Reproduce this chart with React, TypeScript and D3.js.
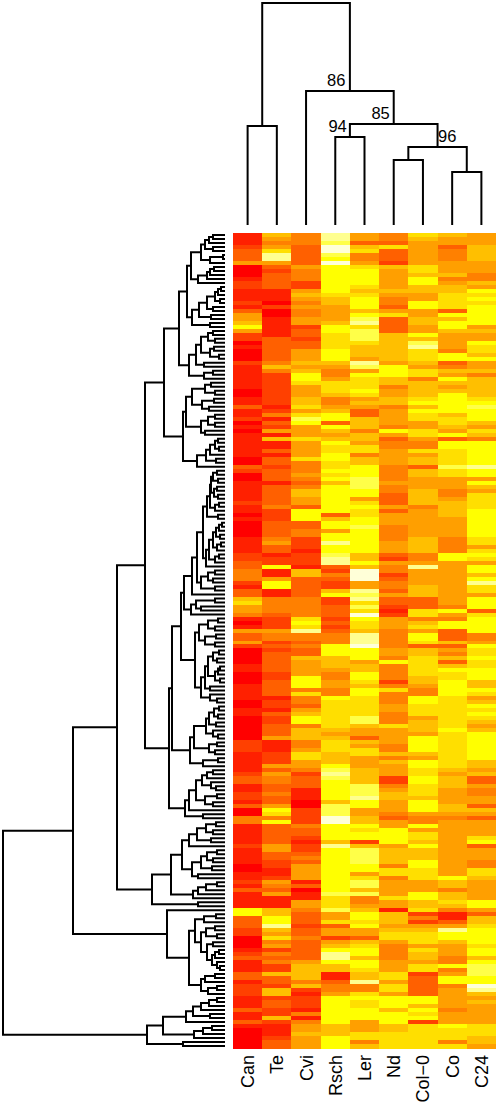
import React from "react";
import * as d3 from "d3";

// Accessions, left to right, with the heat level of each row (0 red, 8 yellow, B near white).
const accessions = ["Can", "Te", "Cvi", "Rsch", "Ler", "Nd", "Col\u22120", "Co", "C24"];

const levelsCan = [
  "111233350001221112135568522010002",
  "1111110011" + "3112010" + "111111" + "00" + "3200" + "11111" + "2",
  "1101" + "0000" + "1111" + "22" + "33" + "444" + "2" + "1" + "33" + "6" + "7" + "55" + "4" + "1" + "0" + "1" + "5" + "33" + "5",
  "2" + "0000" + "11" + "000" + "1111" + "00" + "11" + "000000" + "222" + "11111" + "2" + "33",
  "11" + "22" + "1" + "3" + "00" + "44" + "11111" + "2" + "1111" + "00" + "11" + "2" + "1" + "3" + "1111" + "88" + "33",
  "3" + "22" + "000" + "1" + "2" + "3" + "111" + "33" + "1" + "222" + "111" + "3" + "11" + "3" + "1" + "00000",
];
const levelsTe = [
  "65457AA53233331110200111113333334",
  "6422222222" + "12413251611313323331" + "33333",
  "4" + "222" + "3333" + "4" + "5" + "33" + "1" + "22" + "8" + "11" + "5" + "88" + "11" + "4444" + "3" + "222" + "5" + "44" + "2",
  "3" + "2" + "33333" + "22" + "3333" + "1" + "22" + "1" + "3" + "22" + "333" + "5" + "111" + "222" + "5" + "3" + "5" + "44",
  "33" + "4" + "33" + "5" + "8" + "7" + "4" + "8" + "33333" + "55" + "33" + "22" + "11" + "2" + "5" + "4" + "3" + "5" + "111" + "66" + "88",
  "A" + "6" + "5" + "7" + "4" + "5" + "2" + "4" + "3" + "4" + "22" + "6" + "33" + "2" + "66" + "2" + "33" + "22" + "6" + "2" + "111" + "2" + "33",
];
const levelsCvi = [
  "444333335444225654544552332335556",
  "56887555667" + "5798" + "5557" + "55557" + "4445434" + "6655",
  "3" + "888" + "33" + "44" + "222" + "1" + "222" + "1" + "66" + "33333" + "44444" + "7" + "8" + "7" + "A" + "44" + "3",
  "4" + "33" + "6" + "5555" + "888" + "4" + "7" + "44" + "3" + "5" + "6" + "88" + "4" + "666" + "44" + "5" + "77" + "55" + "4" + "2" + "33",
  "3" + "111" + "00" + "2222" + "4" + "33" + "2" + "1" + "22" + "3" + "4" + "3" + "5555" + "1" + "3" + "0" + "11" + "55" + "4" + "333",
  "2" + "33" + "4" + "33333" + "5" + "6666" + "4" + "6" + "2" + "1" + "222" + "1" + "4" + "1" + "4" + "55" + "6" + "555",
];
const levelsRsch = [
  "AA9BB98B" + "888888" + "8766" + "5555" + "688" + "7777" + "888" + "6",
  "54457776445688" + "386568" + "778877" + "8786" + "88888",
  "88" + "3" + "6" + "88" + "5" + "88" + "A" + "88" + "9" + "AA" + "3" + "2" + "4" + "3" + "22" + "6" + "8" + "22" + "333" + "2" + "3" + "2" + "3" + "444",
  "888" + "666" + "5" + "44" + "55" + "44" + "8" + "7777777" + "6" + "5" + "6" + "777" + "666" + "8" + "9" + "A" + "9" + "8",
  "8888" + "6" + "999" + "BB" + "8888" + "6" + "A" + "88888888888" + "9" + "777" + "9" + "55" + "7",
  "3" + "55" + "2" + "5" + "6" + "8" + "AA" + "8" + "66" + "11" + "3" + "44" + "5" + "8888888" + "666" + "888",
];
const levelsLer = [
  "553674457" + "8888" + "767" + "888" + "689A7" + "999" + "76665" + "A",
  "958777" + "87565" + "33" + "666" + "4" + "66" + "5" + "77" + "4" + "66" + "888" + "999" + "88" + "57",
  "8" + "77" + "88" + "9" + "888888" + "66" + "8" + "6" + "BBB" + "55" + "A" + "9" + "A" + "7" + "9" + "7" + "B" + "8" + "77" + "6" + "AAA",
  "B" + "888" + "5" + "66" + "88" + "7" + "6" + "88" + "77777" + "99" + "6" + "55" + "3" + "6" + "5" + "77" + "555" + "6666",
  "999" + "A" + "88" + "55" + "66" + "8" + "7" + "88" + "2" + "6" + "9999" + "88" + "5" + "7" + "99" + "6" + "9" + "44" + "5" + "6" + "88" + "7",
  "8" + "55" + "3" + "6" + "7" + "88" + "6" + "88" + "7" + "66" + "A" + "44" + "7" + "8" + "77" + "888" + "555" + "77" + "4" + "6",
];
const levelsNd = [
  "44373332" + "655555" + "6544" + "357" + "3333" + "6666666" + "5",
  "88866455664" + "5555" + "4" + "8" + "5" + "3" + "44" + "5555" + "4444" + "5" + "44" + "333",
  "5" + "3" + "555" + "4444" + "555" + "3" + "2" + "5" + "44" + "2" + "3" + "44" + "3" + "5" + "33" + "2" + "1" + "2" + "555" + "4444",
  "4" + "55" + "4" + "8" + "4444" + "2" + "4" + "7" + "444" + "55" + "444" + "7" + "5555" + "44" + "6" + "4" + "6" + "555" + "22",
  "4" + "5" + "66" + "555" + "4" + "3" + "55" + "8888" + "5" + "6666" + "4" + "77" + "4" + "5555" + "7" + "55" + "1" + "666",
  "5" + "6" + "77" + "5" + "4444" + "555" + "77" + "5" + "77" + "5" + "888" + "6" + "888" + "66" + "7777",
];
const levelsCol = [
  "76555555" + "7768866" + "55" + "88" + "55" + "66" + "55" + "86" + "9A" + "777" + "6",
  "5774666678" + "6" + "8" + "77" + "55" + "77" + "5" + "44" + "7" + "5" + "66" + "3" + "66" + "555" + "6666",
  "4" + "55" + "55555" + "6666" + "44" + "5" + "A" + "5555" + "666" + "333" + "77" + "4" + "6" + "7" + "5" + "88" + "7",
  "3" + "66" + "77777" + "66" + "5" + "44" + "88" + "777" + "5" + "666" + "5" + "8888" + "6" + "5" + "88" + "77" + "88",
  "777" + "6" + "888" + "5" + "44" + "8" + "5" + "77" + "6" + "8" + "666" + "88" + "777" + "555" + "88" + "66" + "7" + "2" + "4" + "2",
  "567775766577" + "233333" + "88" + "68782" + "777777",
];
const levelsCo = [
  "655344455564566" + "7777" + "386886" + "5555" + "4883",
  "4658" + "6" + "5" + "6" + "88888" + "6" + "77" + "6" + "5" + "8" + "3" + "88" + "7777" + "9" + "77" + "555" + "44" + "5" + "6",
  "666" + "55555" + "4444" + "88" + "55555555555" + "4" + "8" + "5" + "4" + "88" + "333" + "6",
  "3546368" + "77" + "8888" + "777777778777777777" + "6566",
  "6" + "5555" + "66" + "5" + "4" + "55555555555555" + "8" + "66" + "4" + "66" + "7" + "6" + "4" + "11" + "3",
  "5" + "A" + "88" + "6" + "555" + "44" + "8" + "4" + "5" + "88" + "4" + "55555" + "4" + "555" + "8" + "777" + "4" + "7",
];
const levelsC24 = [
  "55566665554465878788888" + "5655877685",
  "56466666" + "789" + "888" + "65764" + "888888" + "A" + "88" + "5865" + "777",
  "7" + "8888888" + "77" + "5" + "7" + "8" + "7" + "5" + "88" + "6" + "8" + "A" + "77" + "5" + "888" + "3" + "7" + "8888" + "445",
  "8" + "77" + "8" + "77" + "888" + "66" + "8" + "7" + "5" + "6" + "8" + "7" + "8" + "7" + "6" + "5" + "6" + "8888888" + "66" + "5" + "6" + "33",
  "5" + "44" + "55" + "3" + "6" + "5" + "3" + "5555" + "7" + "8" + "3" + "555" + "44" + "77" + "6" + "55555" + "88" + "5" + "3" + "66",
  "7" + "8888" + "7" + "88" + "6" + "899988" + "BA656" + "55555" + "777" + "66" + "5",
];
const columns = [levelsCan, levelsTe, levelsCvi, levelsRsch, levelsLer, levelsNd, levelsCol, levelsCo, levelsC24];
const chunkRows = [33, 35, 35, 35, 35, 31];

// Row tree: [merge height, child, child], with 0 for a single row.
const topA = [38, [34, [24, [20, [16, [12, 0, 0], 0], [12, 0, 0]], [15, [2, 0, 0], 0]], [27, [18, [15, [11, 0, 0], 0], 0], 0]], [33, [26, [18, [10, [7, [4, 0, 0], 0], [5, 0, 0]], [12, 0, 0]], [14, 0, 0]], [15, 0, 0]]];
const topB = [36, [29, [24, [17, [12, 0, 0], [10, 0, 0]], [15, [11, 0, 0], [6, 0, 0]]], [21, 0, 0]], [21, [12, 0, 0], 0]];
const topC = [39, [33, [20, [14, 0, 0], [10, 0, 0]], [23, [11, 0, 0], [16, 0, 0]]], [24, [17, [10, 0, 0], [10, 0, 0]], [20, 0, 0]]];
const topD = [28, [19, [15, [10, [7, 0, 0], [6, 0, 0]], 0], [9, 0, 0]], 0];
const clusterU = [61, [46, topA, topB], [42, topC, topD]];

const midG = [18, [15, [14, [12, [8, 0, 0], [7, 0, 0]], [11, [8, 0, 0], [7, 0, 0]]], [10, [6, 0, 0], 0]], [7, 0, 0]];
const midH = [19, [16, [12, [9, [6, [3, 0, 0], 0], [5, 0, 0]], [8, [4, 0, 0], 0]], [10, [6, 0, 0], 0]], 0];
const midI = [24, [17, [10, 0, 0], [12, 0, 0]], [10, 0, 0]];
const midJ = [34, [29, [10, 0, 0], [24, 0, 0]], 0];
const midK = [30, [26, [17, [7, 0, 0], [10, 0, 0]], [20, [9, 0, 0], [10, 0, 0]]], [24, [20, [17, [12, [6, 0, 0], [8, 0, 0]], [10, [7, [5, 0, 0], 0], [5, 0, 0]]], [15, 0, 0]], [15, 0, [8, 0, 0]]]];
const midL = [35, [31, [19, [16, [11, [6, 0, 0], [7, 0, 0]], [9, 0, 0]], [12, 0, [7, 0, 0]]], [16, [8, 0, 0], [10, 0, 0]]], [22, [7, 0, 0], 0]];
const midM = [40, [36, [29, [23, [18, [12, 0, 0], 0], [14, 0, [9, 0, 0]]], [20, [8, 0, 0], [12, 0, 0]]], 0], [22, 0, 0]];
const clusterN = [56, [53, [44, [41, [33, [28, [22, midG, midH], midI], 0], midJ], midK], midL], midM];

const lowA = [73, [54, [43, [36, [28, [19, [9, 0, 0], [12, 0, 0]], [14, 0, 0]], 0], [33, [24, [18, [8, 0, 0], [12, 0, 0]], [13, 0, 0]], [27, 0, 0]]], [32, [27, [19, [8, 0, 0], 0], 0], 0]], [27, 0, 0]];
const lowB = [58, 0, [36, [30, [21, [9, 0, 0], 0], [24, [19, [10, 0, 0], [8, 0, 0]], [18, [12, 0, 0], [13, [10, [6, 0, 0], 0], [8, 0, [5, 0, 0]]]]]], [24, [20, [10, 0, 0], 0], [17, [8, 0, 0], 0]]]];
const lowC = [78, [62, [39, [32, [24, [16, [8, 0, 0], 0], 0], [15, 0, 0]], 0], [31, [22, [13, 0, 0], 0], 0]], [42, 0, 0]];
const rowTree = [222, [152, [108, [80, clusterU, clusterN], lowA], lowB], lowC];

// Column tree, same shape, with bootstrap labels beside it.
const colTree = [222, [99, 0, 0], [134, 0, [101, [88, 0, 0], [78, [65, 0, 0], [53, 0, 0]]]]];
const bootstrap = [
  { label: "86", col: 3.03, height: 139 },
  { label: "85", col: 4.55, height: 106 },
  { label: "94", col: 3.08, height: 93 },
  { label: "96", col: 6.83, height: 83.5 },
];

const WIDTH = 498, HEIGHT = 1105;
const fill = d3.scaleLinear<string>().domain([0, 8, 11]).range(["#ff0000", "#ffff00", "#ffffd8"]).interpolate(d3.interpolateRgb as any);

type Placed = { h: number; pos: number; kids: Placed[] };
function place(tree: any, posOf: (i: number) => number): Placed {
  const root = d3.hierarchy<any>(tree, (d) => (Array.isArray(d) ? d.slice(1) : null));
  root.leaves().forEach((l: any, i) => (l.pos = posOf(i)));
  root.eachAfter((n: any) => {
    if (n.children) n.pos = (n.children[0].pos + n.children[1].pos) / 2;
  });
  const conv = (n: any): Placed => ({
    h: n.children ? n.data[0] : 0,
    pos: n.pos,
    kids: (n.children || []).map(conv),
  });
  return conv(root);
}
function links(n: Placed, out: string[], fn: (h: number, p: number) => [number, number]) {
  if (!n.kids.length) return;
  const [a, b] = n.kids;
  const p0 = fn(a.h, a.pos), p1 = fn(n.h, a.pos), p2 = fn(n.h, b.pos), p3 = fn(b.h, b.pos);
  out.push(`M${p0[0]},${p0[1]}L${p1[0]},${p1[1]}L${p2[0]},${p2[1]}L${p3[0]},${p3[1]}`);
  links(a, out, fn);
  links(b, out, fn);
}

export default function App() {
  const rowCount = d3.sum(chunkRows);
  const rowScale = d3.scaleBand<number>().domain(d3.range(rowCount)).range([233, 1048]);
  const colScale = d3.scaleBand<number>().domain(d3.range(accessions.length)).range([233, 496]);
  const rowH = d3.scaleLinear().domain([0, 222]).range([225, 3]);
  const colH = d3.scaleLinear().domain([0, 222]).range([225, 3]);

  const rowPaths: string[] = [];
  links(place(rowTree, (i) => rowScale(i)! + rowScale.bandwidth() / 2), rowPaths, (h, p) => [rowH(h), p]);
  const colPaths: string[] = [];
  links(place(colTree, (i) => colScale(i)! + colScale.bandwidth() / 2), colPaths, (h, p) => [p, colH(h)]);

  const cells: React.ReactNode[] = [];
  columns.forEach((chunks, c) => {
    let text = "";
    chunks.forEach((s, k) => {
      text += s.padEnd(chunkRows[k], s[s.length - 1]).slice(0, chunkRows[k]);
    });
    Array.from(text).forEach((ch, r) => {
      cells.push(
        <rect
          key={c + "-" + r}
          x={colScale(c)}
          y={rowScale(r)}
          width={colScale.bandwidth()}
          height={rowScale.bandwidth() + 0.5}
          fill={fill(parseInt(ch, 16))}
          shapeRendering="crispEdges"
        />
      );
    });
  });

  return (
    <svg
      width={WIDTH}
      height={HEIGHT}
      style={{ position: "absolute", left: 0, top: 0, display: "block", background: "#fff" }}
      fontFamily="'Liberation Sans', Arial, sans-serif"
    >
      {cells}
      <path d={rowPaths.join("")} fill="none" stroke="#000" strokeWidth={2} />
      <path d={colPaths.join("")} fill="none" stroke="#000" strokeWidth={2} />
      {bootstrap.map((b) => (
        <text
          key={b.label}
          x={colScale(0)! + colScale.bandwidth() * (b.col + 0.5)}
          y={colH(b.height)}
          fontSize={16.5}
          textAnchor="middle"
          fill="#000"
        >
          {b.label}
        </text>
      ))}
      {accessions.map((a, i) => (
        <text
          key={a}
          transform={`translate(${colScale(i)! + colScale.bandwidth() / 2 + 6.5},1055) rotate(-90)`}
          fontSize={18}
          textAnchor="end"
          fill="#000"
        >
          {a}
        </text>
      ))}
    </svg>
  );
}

• **Work to complete**
Copy out every line of the material above that mentions the word "with".

• **Task answer**
Reproduce this chart with React, TypeScript and D3.js.
// Accessions, left to right, with the heat level of each row (0 red, 8 yellow, B near white).
// Row tree: [merge height, child, child], with 0 for a single row.
// Column tree, same shape, with bootstrap labels beside it.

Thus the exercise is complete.